Like Rowland’s wound, Telfer’s was somewhat unusual. The 7.62mm AK-47 bullet that struck Telfer entered the front of his left knee from the left of the dike, knocking him off the dike and into the paddy. Instead of simply perforating the knee, however, the heavy-grain projectile almost killed Telfer by changing direction 90 degrees and coursing directly up the young officer’s left thigh, into the left side of his groin, where it changed direction again to pass through the groin into the right leg, lodging up against the femoral artery. If the bullet had traveled an additional half inch, Telfer would have died. Amazingly, he felt practically no pain at first. Within seconds, however, both his legs began to go numb.

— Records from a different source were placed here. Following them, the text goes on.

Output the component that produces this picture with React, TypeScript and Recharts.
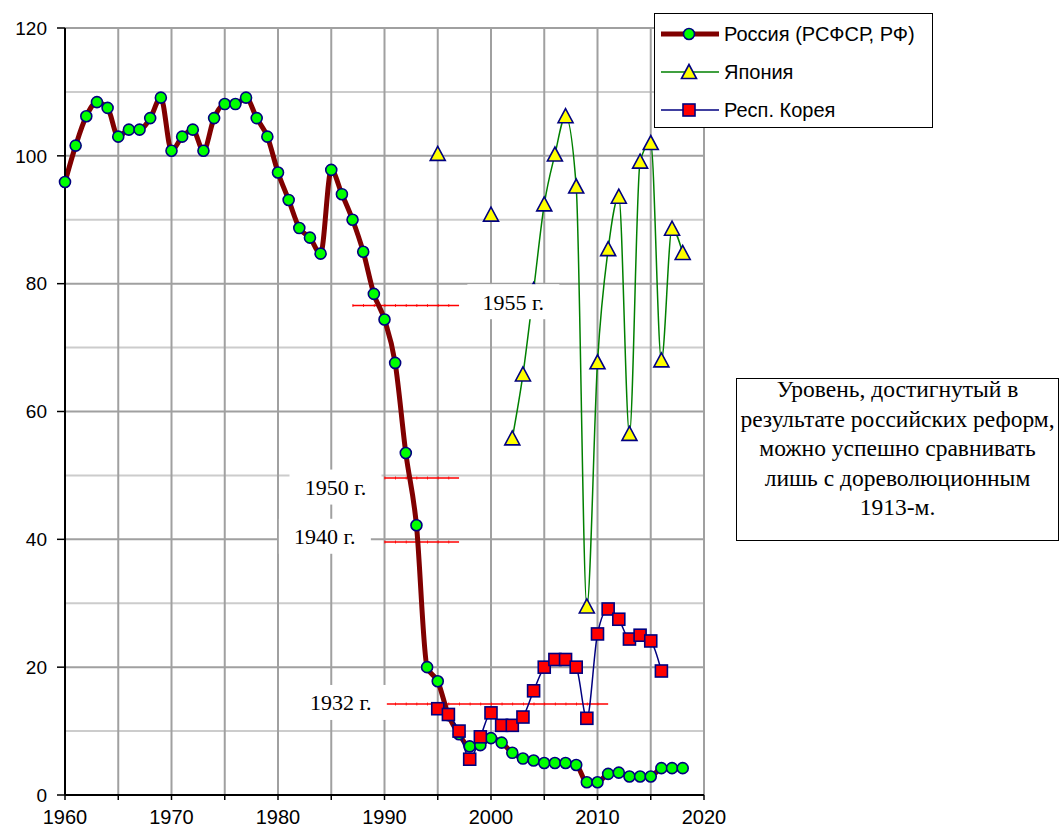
import { ComposedChart, Line, Scatter, XAxis, YAxis, CartesianGrid } from "recharts";

// Russia: one value per year starting from 1960
const RUSSIA_START = 1960;
const russia = [
  95.9, 101.6, 106.2, 108.4, 107.5, 103.0, 104.1, 104.1, 105.9, 109.1,
  100.8, 103.0, 104.1, 100.8, 105.9, 108.1, 108.1, 109.1, 105.9, 103.0,
  97.4, 93.1, 88.7, 87.2, 84.7, 97.8, 94.0, 90.0, 85.0, 78.4,
  74.4, 67.6, 53.5, 42.2, 20.0, 17.8, 12.5, 9.5, 7.6, 7.8,
  8.9, 8.2, 6.6, 5.7, 5.4, 5.0, 5.0, 5.0, 4.7, 2.0,
  2.0, 3.3, 3.5, 2.9, 2.9, 2.9, 4.2, 4.2, 4.2,
];

const japanYears = [1995, 2000, 2002, 2003, 2004, 2005, 2006, 2007, 2008, 2009, 2010, 2011, 2012, 2013, 2014, 2015, 2016, 2017, 2018];
const japan = [100.3, 90.8, 55.8, 65.8, 79.0, 92.4, 100.2, 106.2, 95.2, 29.5, 67.7, 85.4, 93.6, 56.5, 99.1, 102.0, 68.0, 88.6, 84.8];

const koreaYears = [1995, 1996, 1997, 1998, 1999, 2000, 2001, 2002, 2003, 2004, 2005, 2006, 2007, 2008, 2009, 2010, 2011, 2012, 2013, 2014, 2015, 2016];
const korea = [13.5, 12.6, 10.0, 5.6, 9.1, 12.85, 10.9, 10.9, 12.2, 16.3, 20.0, 21.2, 21.2, 20.0, 12.0, 25.2, 29.1, 27.5, 24.4, 25.0, 24.1, 19.4];

// historical levels of the RSFSR
const levelNames = ["1955 г.", "1950 г.", "1940 г.", "1932 г."];
const levelValues = [76.6, 49.6, 39.6, 14.25];
const levelFrom = [1987, 1990, 1990, 1990];
const levelTo = [1997, 1997, 1997, 2011];
const labelYears = [2002.1, 1985.4, 1984.4, 1985.9];
const labelValues = [77.1, 48.1, 40.4, 14.4];

const xTicks = [1960, 1965, 1970, 1975, 1980, 1985, 1990, 1995, 2000, 2005, 2010, 2015, 2020];
const yTicks = [0, 20, 40, 60, 80, 100, 120];
const yMinor = [10, 30, 50, 70, 90, 110];

const NOTE = ["Уровень, достигнутый в", "результате российских реформ,", "можно успешно сравнивать", "лишь с дореволюционным", "1913-м."];

const SERIES = [
  { key: "russia", name: "Россия (РСФСР, РФ)", color: "#800000", width: 5, marker: "circle" },
  { key: "japan", name: "Япония", color: "#008000", width: 1.5, marker: "triangle" },
  { key: "korea", name: "Респ. Корея", color: "#000080", width: 1.5, marker: "square" },
];

const byYear: Record<number, any> = {};
const row = (y: number) => (byYear[y] = byYear[y] || { year: y });
russia.forEach((v, i) => (row(RUSSIA_START + i).russia = v));
japanYears.forEach((y, i) => (row(y).japan = japan[i]));
koreaYears.forEach((y, i) => (row(y).korea = korea[i]));
const data = Object.values(byYear).sort((a, b) => a.year - b.year);

const levels = levelNames.map((name, i) => ({
  name,
  points: [
    { year: levelFrom[i], value: levelValues[i] },
    { year: levelTo[i], value: levelValues[i] },
  ],
}));
const labels = levelNames.map((label, i) => ({ year: labelYears[i], value: labelValues[i], label }));

function Marker({ type, cx, cy }: { type: string; cx: number; cy: number }) {
  if (type === "circle")
    return <circle cx={cx} cy={cy} r={5.5} fill="#00ff00" stroke="#000080" strokeWidth={1.6} />;
  if (type === "triangle")
    return (
      <polygon
        points={`${cx},${cy - 7.5} ${cx - 7.5},${cy + 6.5} ${cx + 7.5},${cy + 6.5}`}
        fill="#ffff00"
        stroke="#000080"
        strokeWidth={1.6}
      />
    );
  return <rect x={cx - 6} y={cy - 6} width={12} height={12} fill="#ff0000" stroke="#000080" strokeWidth={1.6} />;
}

const dotFor = (type: string) => (p: any) => {
  if (p.cx == null || p.cy == null || p.value == null) return <g key={p.key} />;
  return <Marker key={p.key} type={type} cx={p.cx} cy={p.cy} />;
};

const LabelBox = (p: any) => (
  <g>
    <rect x={p.cx - 46} y={p.cy - 18} width={92} height={35} fill="#fff" />
    <text
      x={p.cx}
      y={p.cy}
      textAnchor="middle"
      dominantBaseline="central"
      fontFamily="'Liberation Serif', 'Times New Roman', serif"
      fontSize={22}
      fill="#000"
    >
      {p.payload.label}
    </text>
  </g>
);

const tickStyle = { fontSize: 20, fill: "#000", fontFamily: "'Liberation Sans', Arial, sans-serif" };

export default function App() {
  return (
    <div style={{ position: "absolute", left: 0, top: 0, width: 1061, height: 830, background: "#fff" }}>
      <ComposedChart width={1061} height={830} data={data} margin={{ top: 28, right: 357, bottom: 0, left: 0 }}>
        <CartesianGrid horizontalValues={yMinor} vertical={false} stroke="#cccccc" strokeWidth={2} />
        <CartesianGrid horizontalValues={yTicks} verticalValues={xTicks} stroke="#a0a0a0" strokeWidth={2} />
        <XAxis
          dataKey="year"
          type="number"
          domain={[1960, 2020]}
          ticks={xTicks}
          tickFormatter={(v) => (v % 10 === 0 ? String(v) : "")}
          tick={tickStyle}
          tickSize={5}
          tickMargin={10}
          axisLine={{ stroke: "#000", strokeWidth: 2 }}
          tickLine={{ stroke: "#000", strokeWidth: 1.5 }}
          height={35}
          interval={0}
        />
        <YAxis
          type="number"
          domain={[0, 120]}
          ticks={yTicks}
          tick={{ ...tickStyle, fontSize: 19 }}
          tickSize={8}
          tickMargin={10}
          axisLine={{ stroke: "#000", strokeWidth: 2 }}
          tickLine={{ stroke: "#000", strokeWidth: 1.5 }}
          width={65}
          interval={0}
        />
        {levels.map((l) => (
          <Line
            key={l.name}
            data={l.points}
            dataKey="value"
            stroke="#ff0000"
            strokeWidth={1.5}
            dot={false}
            activeDot={false}
            isAnimationActive={false}
            legendType="none"
          />
        ))}
        {levels.map((l) => (
          <Line
            key={l.name + "-ticks"}
            data={l.points}
            dataKey="value"
            stroke="#ff0000"
            strokeWidth={3}
            strokeDasharray="0.8 9.85"
            dot={false}
            activeDot={false}
            isAnimationActive={false}
            legendType="none"
          />
        ))}
        {SERIES.map((s) => (
          <Line
            key={s.key}
            dataKey={s.key}
            name={s.name}
            type="monotone"
            stroke={s.color}
            strokeWidth={s.width}
            dot={dotFor(s.marker)}
            activeDot={false}
            isAnimationActive={false}
          />
        ))}
        <Scatter data={labels} dataKey="value" shape={LabelBox} isAnimationActive={false} legendType="none" />
      </ComposedChart>

      <div
        style={{
          position: "absolute",
          left: 654,
          top: 13,
          width: 279,
          height: 115,
          boxSizing: "border-box",
          border: "1.5px solid #000",
          background: "#fff",
          fontFamily: "'Liberation Sans', Arial, sans-serif",
          fontSize: 20,
        }}
      >
        {SERIES.map((s, i) => (
          <div key={s.key} style={{ position: "absolute", left: 0, top: 2 + i * 38, height: 36, display: "flex", alignItems: "center" }}>
            <svg width={66} height={36} style={{ display: "block" }}>
              <line x1={6} y1={18} x2={64} y2={18} stroke={s.color} strokeWidth={s.width} />
              <Marker type={s.marker} cx={34} cy={18} />
            </svg>
            <span style={{ marginLeft: 3, whiteSpace: "nowrap" }}>{s.name}</span>
          </div>
        ))}
      </div>

      <div
        style={{
          position: "absolute",
          left: 736,
          top: 378,
          width: 323,
          height: 163,
          boxSizing: "border-box",
          border: "1.5px solid #000",
          background: "#fff",
          fontFamily: "'Liberation Serif', 'Times New Roman', serif",
          fontSize: 23.5,
          lineHeight: "29.5px",
          textAlign: "center",
          paddingTop: 0,
        }}
      >
        <div style={{ marginTop: -4 }}>
          {NOTE.map((t) => (
            <div key={t} style={{ whiteSpace: "nowrap" }}>{t}</div>
          ))}
        </div>
      </div>
    </div>
  );
}
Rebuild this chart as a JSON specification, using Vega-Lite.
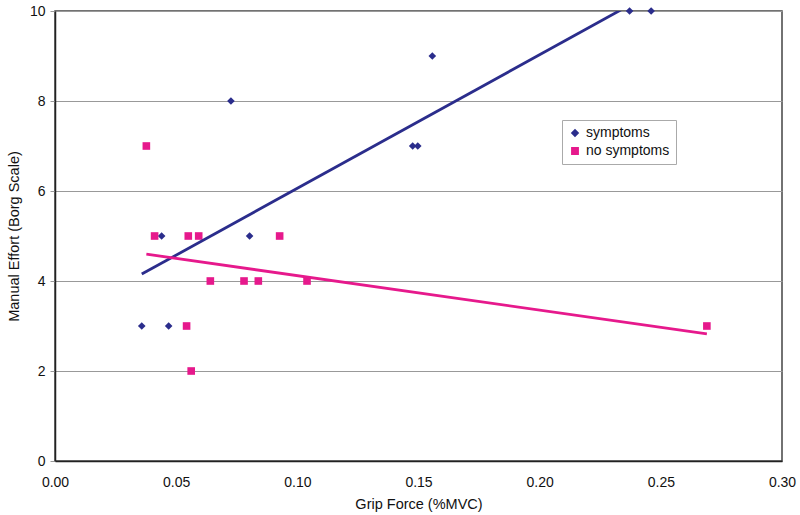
{
  "$schema": "https://vega.github.io/schema/vega-lite/v6.json",
  "autosize": {"type": "none"},
  "width": 727,
  "height": 450,
  "padding": {"left": 55, "top": 11, "right": 18, "bottom": 54},
  "background": "white",
  "config": {
    "font": "Liberation Sans",
    "view": {"stroke": "#444", "strokeWidth": 1.5},
    "axis": {"labelFont": "Liberation Sans", "titleFont": "Liberation Sans", "labelColor": "#111", "titleColor": "#111", "titleFontWeight": "normal"}
  },
  "data": {
    "values": [
      {"series": "symptoms", "grip": 0.0358, "effort": 3},
      {"series": "symptoms", "grip": 0.0469, "effort": 3},
      {"series": "symptoms", "grip": 0.0440, "effort": 5},
      {"series": "symptoms", "grip": 0.0726, "effort": 8},
      {"series": "symptoms", "grip": 0.0803, "effort": 5},
      {"series": "symptoms", "grip": 0.1476, "effort": 7},
      {"series": "symptoms", "grip": 0.1497, "effort": 7},
      {"series": "symptoms", "grip": 0.1557, "effort": 9},
      {"series": "symptoms", "grip": 0.2371, "effort": 10},
      {"series": "symptoms", "grip": 0.2460, "effort": 10},
      {"series": "no symptoms", "grip": 0.0377, "effort": 7},
      {"series": "no symptoms", "grip": 0.0411, "effort": 5},
      {"series": "no symptoms", "grip": 0.0550, "effort": 5},
      {"series": "no symptoms", "grip": 0.0593, "effort": 5},
      {"series": "no symptoms", "grip": 0.0927, "effort": 5},
      {"series": "no symptoms", "grip": 0.0641, "effort": 4},
      {"series": "no symptoms", "grip": 0.0780, "effort": 4},
      {"series": "no symptoms", "grip": 0.0839, "effort": 4},
      {"series": "no symptoms", "grip": 0.1040, "effort": 4},
      {"series": "no symptoms", "grip": 0.0543, "effort": 3},
      {"series": "no symptoms", "grip": 0.0562, "effort": 2},
      {"series": "no symptoms", "grip": 0.2690, "effort": 3}
    ]
  },
  "layer": [
    {
      "mark": {"type": "point", "filled": true, "opacity": 1, "size": 58},
      "encoding": {
        "x": {
          "field": "grip", "type": "quantitative",
          "scale": {"domain": [0, 0.3], "nice": false, "zero": true},
          "axis": {"title": "Grip Force (%MVC)", "values": [0, 0.05, 0.1, 0.15, 0.2, 0.25, 0.3], "format": ".2f", "grid": false, "ticks": false, "labelPadding": 14, "labelFontSize": 14, "titleFontSize": 14.5, "titlePadding": 8, "domainColor": "#222", "domainWidth": 1.5, "labelFlush": false}
        },
        "y": {
          "field": "effort", "type": "quantitative",
          "scale": {"domain": [0, 10], "nice": false},
          "axis": {"title": "Manual Effort (Borg  Scale)", "values": [0, 2, 4, 6, 8, 10], "grid": true, "gridColor": "#999", "gridWidth": 1, "tickSize": 5, "tickColor": "#999", "labelPadding": 5, "labelFontSize": 14, "titleFontSize": 14.5, "titlePadding": 8, "domainColor": "#222", "domainWidth": 1.5, "labelFlush": false}
        },
        "color": {
          "field": "series", "type": "nominal",
          "scale": {"domain": ["symptoms", "no symptoms"], "range": ["#2b2d8c", "#e6198c"]},
          "legend": {"title": null, "orient": "none", "legendX": 507, "legendY": 109, "strokeColor": "#aaa", "fillColor": "white", "padding": 6, "labelFontSize": 14, "labelFont": "Liberation Sans", "labelColor": "#111", "symbolSize": 40, "rowPadding": 4, "symbolOpacity": 1, "cornerRadius": 0}
        },
        "shape": {
          "field": "series", "type": "nominal",
          "scale": {"domain": ["symptoms", "no symptoms"], "range": ["diamond", "square"]}
        }
      }
    },
    {
      "transform": [{"regression": "effort", "on": "grip", "groupby": ["series"]}],
      "mark": {"type": "line", "strokeWidth": 2.8, "clip": true},
      "encoding": {
        "x": {"field": "grip", "type": "quantitative"},
        "y": {"field": "effort", "type": "quantitative"},
        "stroke": {
          "field": "series", "type": "nominal",
          "scale": {"domain": ["symptoms", "no symptoms"], "range": ["#2b2d8c", "#e6198c"]},
          "legend": null
        }
      }
    }
  ]
}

Telfer crawled back up onto the dike he had just been on, intending to locate the enemy fire and counter it with SEAL fire. His crawl up the dike was tough and professional, an aggressive offensive action. Wounded in both legs and lower abdomen, he could–without risking any criticism–have handed over command to Richards, his second in command, and concentrated on doing what he could to defend himself while lying flat on the ground in the rice paddy.

As Telfer got back onto the dike, Richards came up with the patrol radio, and the pair called to the transport helicopter for an immediate extraction about 80 meters behind them and to the west. The extraction area was in an extensive dry paddy, covered by the large dike to their rear. Small-arms projectiles continued to crack and whine around them. As bullets began to dig up earth nearby, the two officers realized that VC fire was coming not only from the left of the dike–the direction from which both Rowland and Telfer had been hit–but also from the right. The SEALs no longer had cover. They were in trouble.